SAINT-GOAZEC (Pop: 730)

Château de Trévarez
Labelled as a 20th century Heritage Site, the estate of Trevarez is the work of a man, James de Kerjégu, born in Trevarez in 1846 and who died in 1908 before the construction of the chateau was completed. A rich local politician who spent a lot of time with the Parisian jet-set and nobility, he decide to provide the castle with the most modern equipment of the time.
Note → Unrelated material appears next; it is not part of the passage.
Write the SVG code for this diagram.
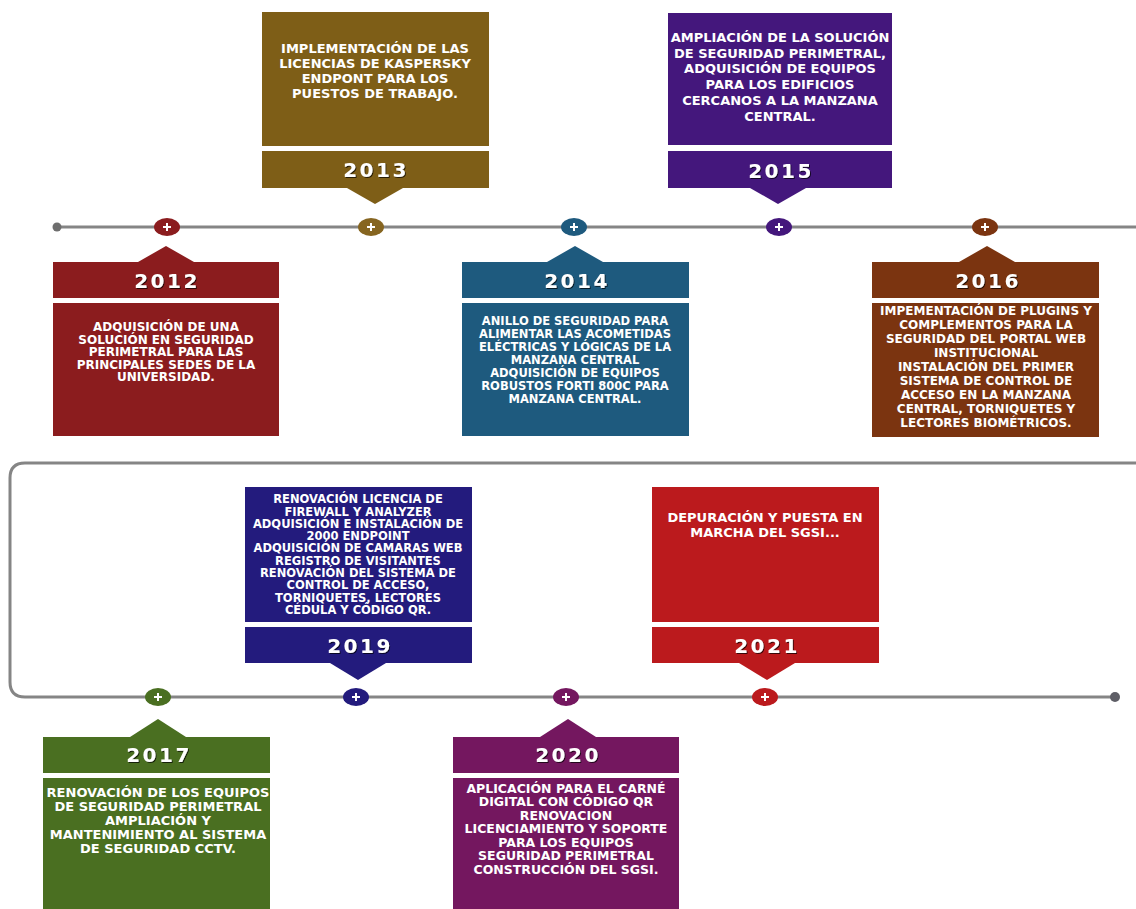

The luxurious castle was bombed and seriously harmed in WWII. It was restored and open the public as well as its remarkable gardens. 

Km 121

CHATEAUNEUF-DU-FAOU (Pop: 3,700)

Painter Paul Sérusier, founder of the Nabi movement, settled in Chateauneuf du Faou in 1893 and stayed there until his death in 1921. His house is still visible in the street that bears his name and a town circuit runs around the landscapes he painted. The project of a museum is underway. Chateauneuf du Faou is also the birthplace of former French international footballer Raymond Keruzore, who played for Rennes, Laval and Guingamp before managing Breton clubs.  

Km 155

CHATEAULIN (Pop: 5,200)

At the crossroads of some of the leading roads and railways in Brittany, the Finistere sub-prefecture is bathed and sometimes flooded by the river Aulne. It is know to the cyclist fan as the hometown of Boucles de l’Aulne, held since 1931. Bernard Hinault won the race a record four times. It was won in 2017 by Norwegian Odd Christian Eiking. The race includes the ascent of the Menez-Quelerc’h climb that the Tour de France peloton will ride at kilometre 159.5.
Four French championships were held in Châteaulin in 1955 (André Darrigade), 1957 (Valentin Huot), 1964 (Jean Stablinski) and 1986 (Yvon Madiot). The Tour de France stopped in town three times in 1958 (Charly Gaul), 1965 (Raymond Poulidor) and 1982 (Frank Hoste).
Châteaulin is also the birthplace of Camille Danguillaume, winner of Liege-Bastogne-Liege in 1949 and killed in a crash in the 1950 French championship in Montlhery. 

Km 177

PLONÉVEZ-PORZAY (Pop: 1,780)

Southerner Lucien Teisseire, winner of Paris-Tours in 1944, Paris-Nice in 1946 and of four Tour de France stages in 1947 and 1954 settled in this Breton village in which he died in 2007. He also finished second in Paris-Roubaix in 1945 and in the 1946 Milan-San Remo behind Fausto Coppi.

Km 179

LOCRONAN (Pop: 810) 

The important architectural heritage of Locronan, preserved from an early time, made the village one of the most beautiful in Brittany. Locronan’s golden age was in the 16th century thanks when the local weavers manufactured the sails for large naval companies like the East India Company in Lorient. This past is evoked in the Museum of arts and history. Locronan belongs to the network of the “plus beaux villages de France”. From its splendour, the village retained a cobbled central square, the vast St Ronan church and granite Renaissance houses. Its remarkable state of preservation made it a famous setting for the cinema with films like Roman Polanski’s Tess or Jean-Pierre Jeunet’s A Very Long Engagement.